This Saturday, Clinton residents can seize the opportunity to safely and responsibly clean out their medicine cabinets. A coalition of public health, child safety, law enforcement and environmental organizations teamed up to organize free “Take Back” events across the state. The groups want to keep drugs and medicines out of the wrong hands and public water supplies.
Last year, Clinton and Sampson County residents turned over close to 5,000 old prescriptions and over-the-counter drugs to law enforcement officers as part of “Operation Medicine Drop;” this year, officials are hoping to double that number.

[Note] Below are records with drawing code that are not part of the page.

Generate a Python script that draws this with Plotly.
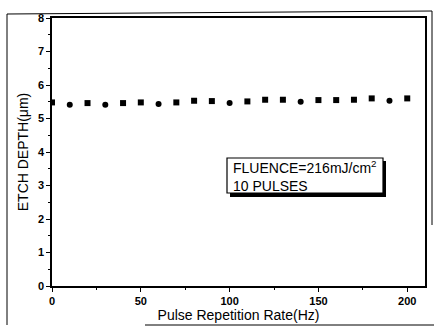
import plotly.graph_objects as go

rate_hz = [0, 10, 20, 30, 40, 50, 60, 70, 80, 90, 100, 110, 120, 130, 140, 150, 160, 170, 180, 190, 200]
etch_depth = [5.48, 5.41, 5.46, 5.41, 5.46, 5.48, 5.43, 5.48, 5.53, 5.52, 5.46, 5.51, 5.56, 5.56,
              5.50, 5.55, 5.55, 5.56, 5.60, 5.53, 5.60]
marker_syms = ["square", "circle", "square", "circle", "square", "square", "circle", "square",
               "square", "square", "circle", "square", "square", "square", "circle", "square",
               "square", "square", "square", "circle", "square"]
x_ticks = [0, 50, 100, 150, 200]
y_ticks = [0, 1, 2, 3, 4, 5, 6, 7, 8]

W, H = 434, 329
L, R, T, B = 52, 9, 18, 43
PW, PH = W - L - R, H - T - B

def px(x):
    return (x - L) / PW

def py(y):
    return (H - B - y) / PH

FONT = "Liberation Sans, Arial"

fig = go.Figure()
fig.add_trace(go.Scatter(
    x=rate_hz, y=etch_depth, mode="markers",
    marker=dict(symbol=marker_syms, size=6, color="black"),
    showlegend=False,
))

axis_common = dict(showline=True, linecolor="black", linewidth=1.5, mirror=True,
                   ticks="outside", ticklen=4, tickcolor="black", showgrid=False,
                   zeroline=False, automargin=False,
                   tickfont=dict(family=FONT, size=11, color="black", weight="bold"))

fig.update_xaxes(range=[0, 210], tickvals=x_ticks,
                 minor=dict(ticks="outside", ticklen=2, dtick=25, tickcolor="black"),
                 title=dict(text="Pulse Repetition Rate(Hz)", font=dict(family=FONT, size=14, color="black"), standoff=3),
                 **axis_common)
fig.update_yaxes(range=[0, 8], tickvals=y_ticks,
                 minor=dict(ticks="outside", ticklen=2, dtick=0.5, tickcolor="black"),
                 title=dict(text="ETCH DEPTH(μm)", font=dict(family=FONT, size=14, color="black"), standoff=6),
                 **axis_common)

shapes = [
    # outer scanned frame
    dict(type="line", xref="paper", yref="paper", x0=px(7), x1=px(7), y0=py(14), y1=py(325), line=dict(color="black", width=1)),
    dict(type="line", xref="paper", yref="paper", x0=px(7), x1=px(432), y0=py(14), y1=py(11), line=dict(color="black", width=1)),
    dict(type="line", xref="paper", yref="paper", x0=px(432), x1=px(432), y0=py(11), y1=py(225), line=dict(color="black", width=1)),
    dict(type="line", xref="paper", yref="paper", x0=px(145), x1=px(434), y0=py(325), y1=py(325), line=dict(color="black", width=1)),
    # annotation box shadow and box
    dict(type="rect", xref="paper", yref="paper", x0=px(230), x1=px(386), y0=py(197), y1=py(161),
         fillcolor="black", line=dict(width=0), layer="above"),
    dict(type="rect", xref="paper", yref="paper", x0=px(227), x1=px(383), y0=py(193), y1=py(158),
         fillcolor="white", line=dict(color="black", width=1.2), layer="above"),
]
fig.update_layout(shapes=shapes)

fig.add_annotation(xref="paper", yref="paper", x=px(231), y=py(176), xanchor="left", yanchor="middle",
                   text="FLUENCE=216mJ/cm<sup>2</sup><br>10 PULSES", align="left", showarrow=False,
                   font=dict(family=FONT, size=14, color="black"))

fig.update_layout(width=W, height=H, margin=dict(l=L, r=R, t=T, b=B),
                  paper_bgcolor="white", plot_bgcolor="white")

fig.write_html("out.html", config={"displayModeBar": False},
               post_script="document.body.style.margin='0';document.body.style.overflow='hidden';")
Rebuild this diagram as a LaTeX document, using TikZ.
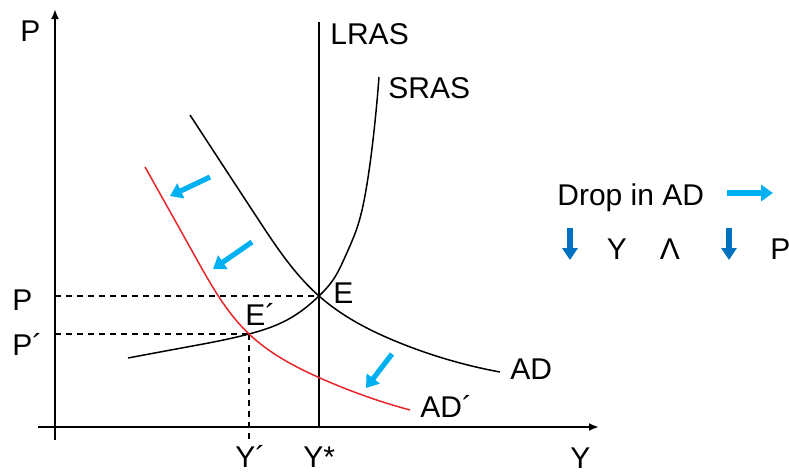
\documentclass[tikz,border=0pt]{standalone}
\usepackage{fontspec}
\setmainfont{Liberation Sans}
\usetikzlibrary{arrows.meta, hobby}

\begin{document}
\begin{tikzpicture}[x=0.5pt, y=-0.5pt, use Hobby shortcut,
  axis/.style={line width=1pt, -{Latex[length=5pt, width=4pt]}},
  curve/.style={line width=0.75pt},
  guide/.style={line width=0.7pt, dash pattern=on 3pt off 2.5pt},
  moveleft/.style={line width=2.6pt, color=shiftblue, -{Triangle[length=6pt, width=8pt]}},
  fall/.style={line width=2.6pt, color=fallblue, -{Triangle[length=6pt, width=7.5pt]}},
  lbl/.style={font=\fontsize{15}{18}\selectfont, inner sep=0pt, anchor=base west}]
\definecolor{shiftblue}{HTML}{00B0F0}
\definecolor{fallblue}{HTML}{0070C0}
\definecolor{adred}{HTML}{E8262A}
\useasboundingbox (0,0) rectangle (789,472);

% axes
\coordinate (O) at (55,427);
\draw[axis] (55,440) -- (55,9);
\draw[axis] (38,427) -- (599,427);

% equilibria
\coordinate (E) at (319,296);
\coordinate (E2) at (249,334);

% guide lines
\draw[guide] (55,296) -- (E);
\draw[guide] (55,334) -- (E2);
\draw[guide] (E2) -- (249,440);

% LRAS
\draw[curve] (319,22) -- (319,427);

% SRAS
\draw[curve] (128,358) .. (187,347) .. (E2) .. (287,320) .. (E) .. (333,280) .. (345,257) .. (357,228) .. (366,190) .. (373,140) .. (379,77);

% AD
\draw[curve] (190,115) .. (258,219) .. (E) .. (400,343) .. (500,372);

% AD shifted
\draw[curve, adred] (145,167) .. (196,258) .. (E2) .. (320,378) .. (410,410);

% shift arrows
\draw[moveleft] (210,177) -- (170,196);
\draw[moveleft] (252,242) -- (213,269);
\draw[moveleft] (392,354) -- (366,388);

% labels
\node[lbl] at (20,41) {P};
\node[lbl] at (330,44) {LRAS};
\node[lbl] at (388,98) {SRAS};
\node[lbl] at (333,303) {E};
\node[lbl] at (245,325) {E´};
\node[lbl] at (12,310) {P};
\node[lbl] at (12,355) {P´};
\node[lbl] at (235,467) {Y´};
\node[lbl] at (303,467) {Y*};
\node[lbl] at (570,468) {Y};
\node[lbl] at (510,379) {AD};
\node[lbl] at (420,417) {AD´};

% legend
\node[lbl] (drop) at (557,205) {Drop in AD};
\draw[moveleft] (727,193) -- (773,193);
\draw[fall] (570,228) -- (570,260);
\node[lbl, anchor=base] at (617,259) {Y};
\node[lbl, anchor=base] at (670,259) {Λ};
\draw[fall] (729,228) -- (729,260);
\node[lbl] at (770,259) {P};
\end{tikzpicture}
\end{document}
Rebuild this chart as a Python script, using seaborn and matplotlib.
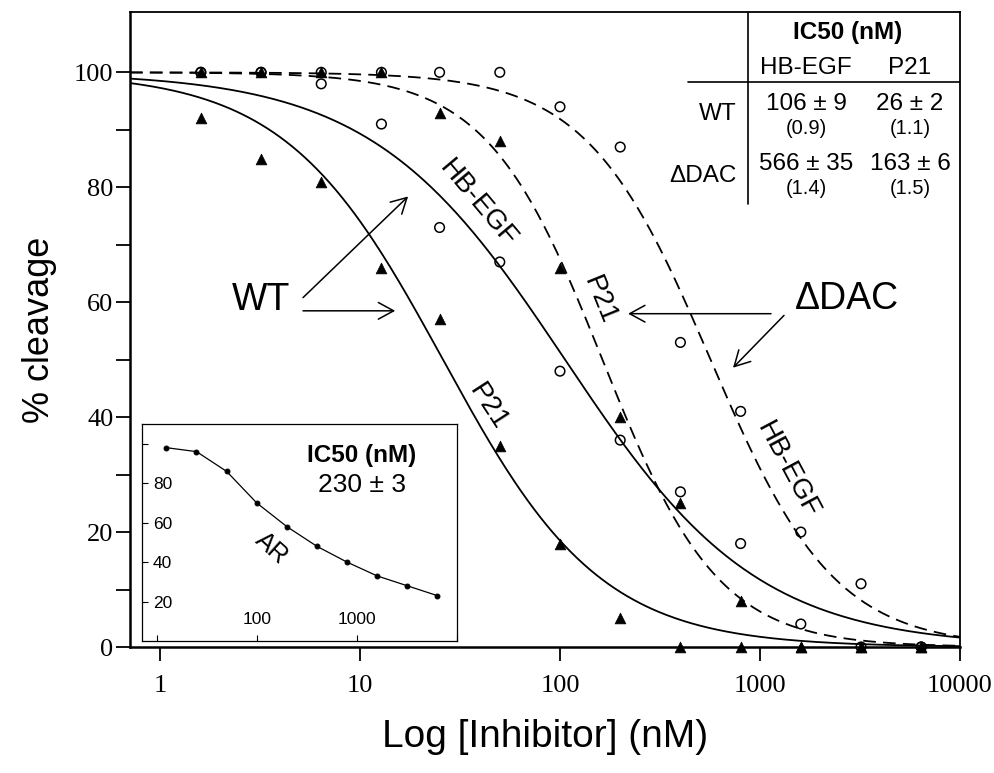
import numpy as np
import pandas as pd
import matplotlib
matplotlib.use("Agg")
import matplotlib.pyplot as plt
import seaborn as sns

# two-fold dilution series (nM) and % cleavage
conc = [1.6, 3.2, 6.4, 12.8, 25, 50, 100, 200, 400, 800, 1600, 3200, 6400]
wt_hbegf = [100, 100, 98, 91, 73, 67, 48, 36, 27, 18, 4, 0, 0]
wt_p21 = [92, 85, 81, 66, 57, 35, 18, 5, 0, 0, 0, 0, 0]
dac_hbegf = [100, 100, 100, 100, 100, 100, 94, 87, 53, 41, 20, 11, 0]
dac_p21 = [100, 100, 100, 100, 93, 88, 66, 40, 25, 8, 0, 0, 0]

# fit parameters shown in the table: IC50 (nM), error, hill slope
series = ["WT HB-EGF", "WT P21", "dDAC HB-EGF", "dDAC P21"]
ic50 = [106, 26, 566, 163]
ic50_err = [9, 2, 35, 6]
hill = [0.9, 1.1, 1.4, 1.5]

# inset: AR substrate
ar_conc = [12.5, 25, 50, 100, 200, 400, 800, 1600, 3200, 6400]
ar_cleavage = [98, 96, 86, 70, 58, 48, 40, 33, 28, 23]
ar_ic50 = 230
ar_err = 3

df = pd.DataFrame({"conc": conc, "WT HB-EGF": wt_hbegf, "WT P21": wt_p21,
                   "dDAC HB-EGF": dac_hbegf, "dDAC P21": dac_p21})

sns.set_style("ticks")
plt.rcParams["font.family"] = ["Liberation Sans", "DejaVu Sans"]
for key in ["text.color", "axes.labelcolor", "xtick.color", "ytick.color", "axes.edgecolor"]:
    plt.rcParams[key] = "black"

W, H = 995, 773
def fpos(px, py):
    return px / W, 1 - py / H

fig = plt.figure(figsize=(W / 100, H / 100), dpi=100)
ax = fig.add_axes([130 / W, 1 - 647 / H, 830 / W, 635 / H])

# fitted dose-response curves
xfit = np.logspace(np.log10(0.708), 4, 400)
styles = {"WT HB-EGF": "-", "WT P21": "-", "dDAC HB-EGF": (0, (7, 4)), "dDAC P21": (0, (7, 4))}
for name, c50, h in zip(series, ic50, hill):
    yfit = 100 / (1 + (xfit / c50) ** h)
    sns.lineplot(x=xfit, y=yfit, ax=ax, color="black", lw=1.3,
                 linestyle=styles[name], sort=False, zorder=2)

# data points
for name in ["WT P21", "dDAC P21"]:
    sns.scatterplot(data=df, x="conc", y=name, ax=ax, marker="^", s=60,
                    color="black", edgecolor="black", linewidth=0.5, zorder=3,
                    clip_on=False)
for name in ["WT HB-EGF", "dDAC HB-EGF"]:
    sns.scatterplot(data=df, x="conc", y=name, ax=ax, marker="o", s=48,
                    facecolors="none", edgecolor="black", linewidth=1.1, zorder=3,
                    clip_on=False)

ax.set_xscale("log")
ax.set_xlim(0.708, 10000)
ax.set_ylim(0, 110.5)
ax.set_xticks([1, 10, 100, 1000, 10000])
ax.set_xticklabels(["1", "10", "100", "1000", "10000"])
ax.xaxis.set_minor_locator(matplotlib.ticker.NullLocator())
ax.set_yticks([0, 20, 40, 60, 80, 100])
ax.set_yticks([10, 30, 50, 70, 90], minor=True)
for lbl in ax.get_xticklabels() + ax.get_yticklabels():
    lbl.set_fontfamily("Liberation Serif")
    lbl.set_fontsize(19)
ax.tick_params(axis="both", which="both", direction="out", length=10, width=1.3, color="black")
ax.tick_params(axis="x", pad=10)
ax.tick_params(axis="y", pad=2)
for sp in ax.spines.values():
    sp.set_linewidth(1.3)
ax.spines["left"].set_linewidth(1.8)
ax.spines["bottom"].set_linewidth(1.8)

ax.set_xlabel("Log [Inhibitor] (nM)", fontsize=28, labelpad=16)
ax.set_ylabel("% cleavage", fontsize=26, labelpad=12)

# curve labels
ax.text(38.9, 77.1, "HB-EGF", fontsize=20, rotation=-50, ha="center", va="center")
ax.text(43.7, 41.8, "P21", fontsize=20, rotation=-57, ha="center", va="center")
ax.text(158, 60.4, "P21", fontsize=20, rotation=-68, ha="center", va="center")
ax.text(1365, 30.8, "HB-EGF", fontsize=20, rotation=-62, ha="center", va="center")

# WT / dDAC call-outs
ax.text(3.2, 60.3, "WT", fontsize=27, ha="center", va="center")
ax.text(2723, 60.5, "\u0394DAC", fontsize=27, ha="center", va="center")
arrow = dict(arrowstyle="->,head_length=0.55,head_width=0.3", lw=1.1, color="black",
             shrinkA=0, shrinkB=0, mutation_scale=20)
ax.annotate("", xy=(17.4, 78.4), xytext=(5.19, 60.8), arrowprops=arrow)
ax.annotate("", xy=(15.0, 58.5), xytext=(5.19, 58.5), arrowprops=arrow)
ax.annotate("", xy=(219, 58.0), xytext=(1135, 58.0), arrowprops=arrow)
ax.annotate("", xy=(733, 48.6), xytext=(1318, 57.7), arrowprops=arrow)

# IC50 table, top right
ax.plot([871, 871], [(647 - 204) / 5.747, 110.5], color="black", lw=1.2, scalex=False, scaley=False)
ax.plot([10 ** ((688 - 160) / 200), 10000], [98.3, 98.3], color="black", lw=1.2, scalex=False, scaley=False)
fig.text(*fpos(848, 32), "IC50 (nM)", fontsize=17.5, fontweight="bold", ha="center", va="center")
fig.text(*fpos(806, 68), "HB-EGF", fontsize=17.5, ha="center", va="center")
fig.text(*fpos(910, 68), "P21", fontsize=17.5, ha="center", va="center")
fig.text(*fpos(737, 114), "WT", fontsize=17.5, ha="right", va="center")
fig.text(*fpos(737, 176), "\u0394DAC", fontsize=17.5, ha="right", va="center")
cell = {"WT HB-EGF": (806, 104), "WT P21": (910, 104),
        "dDAC HB-EGF": (806, 164), "dDAC P21": (910, 164)}
for name, c50, err, h in zip(series, ic50, ic50_err, hill):
    px, py = cell[name]
    fig.text(*fpos(px, py), f"{c50} \u00b1 {err}", fontsize=17.5, ha="center", va="center")
    fig.text(*fpos(px, py + 24), f"({h})", fontsize=14.5, ha="center", va="center")

# inset: AR
ins = fig.add_axes([141.7 / W, 1 - 641 / H, 315.6 / W, 217 / H])
sns.lineplot(x=ar_conc, y=ar_cleavage, ax=ins, color="black", lw=0.9,
             marker="o", markersize=3.5, markeredgecolor="black")
ins.set_xscale("log")
ins.set_xlim(7.08, 10140)
ins.set_ylim(0, 110)
ins.set_xticks([10, 100, 1000, 10000])
ins.set_xticklabels(["", "100", "1000", ""])
ins.xaxis.set_minor_locator(matplotlib.ticker.NullLocator())
ins.set_yticks([20, 40, 60, 80, 100])
ins.set_yticklabels(["20", "40", "60", "80", ""])
ins.tick_params(axis="both", direction="in", length=4, width=0.8, labelsize=12.5)
ins.tick_params(axis="x", pad=-10)
ins.tick_params(axis="y", pad=-8)
plt.setp(ins.get_xticklabels(), va="bottom")
plt.setp(ins.get_yticklabels(), ha="left")
for sp in ins.spines.values():
    sp.set_linewidth(0.9)
ins.text(0.697, 0.857, "IC50 (nM)", transform=ins.transAxes, fontsize=17.5,
         fontweight="bold", ha="center", va="center")
ins.text(0.697, 0.719, f"{ar_ic50} \u00b1 {ar_err}", transform=ins.transAxes,
         fontsize=19, ha="center", va="center")
ins.text(0.412, 0.429, "AR", transform=ins.transAxes, fontsize=18, rotation=-42,
         ha="center", va="center")

fig.savefig("out.png", dpi=100)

This year’s event will take place Saturday, Oct. 29, from 10 a.m. to 2 p.m., in front of Walmart in Clinton; and for the first time in the event’s two-year history here, a second location, at Clinton Drug, will be available.
“We are really excited about it,” asserted police Detective Anthony Davis. “We have two locations and are looking forward to getting out there and collecting these unwanted drugs.”
“Operation Medicine Drop” is designed to cut down on prescription drug abuse by encouraging people to properly dispose of old drugs that are no longer needed.
“We get all kinds, from the people who have old, outdated medicines that they don’t know what to do with to a relative whose loved one recently died leaving many medicines in their cabinet,” he said. “We get a lot of questions from the public too, which is always great as well. We will explain how important it is to bring them to us so we can dispose of them properly.”
According to the N.C. Division of Public Health, fatal drug overdoses are now a leading cause of death due to unintentional injury in the U.S., second only to motor vehicle accidents. Prescription and over-the-counter medications cause more than three-fourths of all unintentional poisonings in North Carolina. Among the drugs that have been collected across the state were controlled substances such as Hydrocodone, Oxycodone, and Fentanyl patches.
“If you have drugs that you don’t want anymore, you can bring them to one of these events and we’ll take them off your hands,” said Jennifer Canada with the State Bureau of Investigation. “We won’t ask any questions about what you have or how you got it.”
About 1 in 5 North Carolina teenagers have tried to get high with prescription medicine, and they usually get the drugs by stealing them from family and friends’ medicine cabinets. There are more deaths today from prescription drug overdoses than there were at the peak of the heroin crisis in the 1970s or the crack cocaine crisis of the 1990s.
“If you flush your leftover medicines down the toilet, they pollute our water,” said Heather Jacobs Deck, Pamlico-Tar Riverkeeper, one of the sponsors. “Then everybody’s taking your medicine without a prescription.”
Government scientists have turned up traces of a wide variety of medicines — pain killers, antibiotics, birth control pills, mood stabilizers, and others — in rivers, lakes, and streams across the country.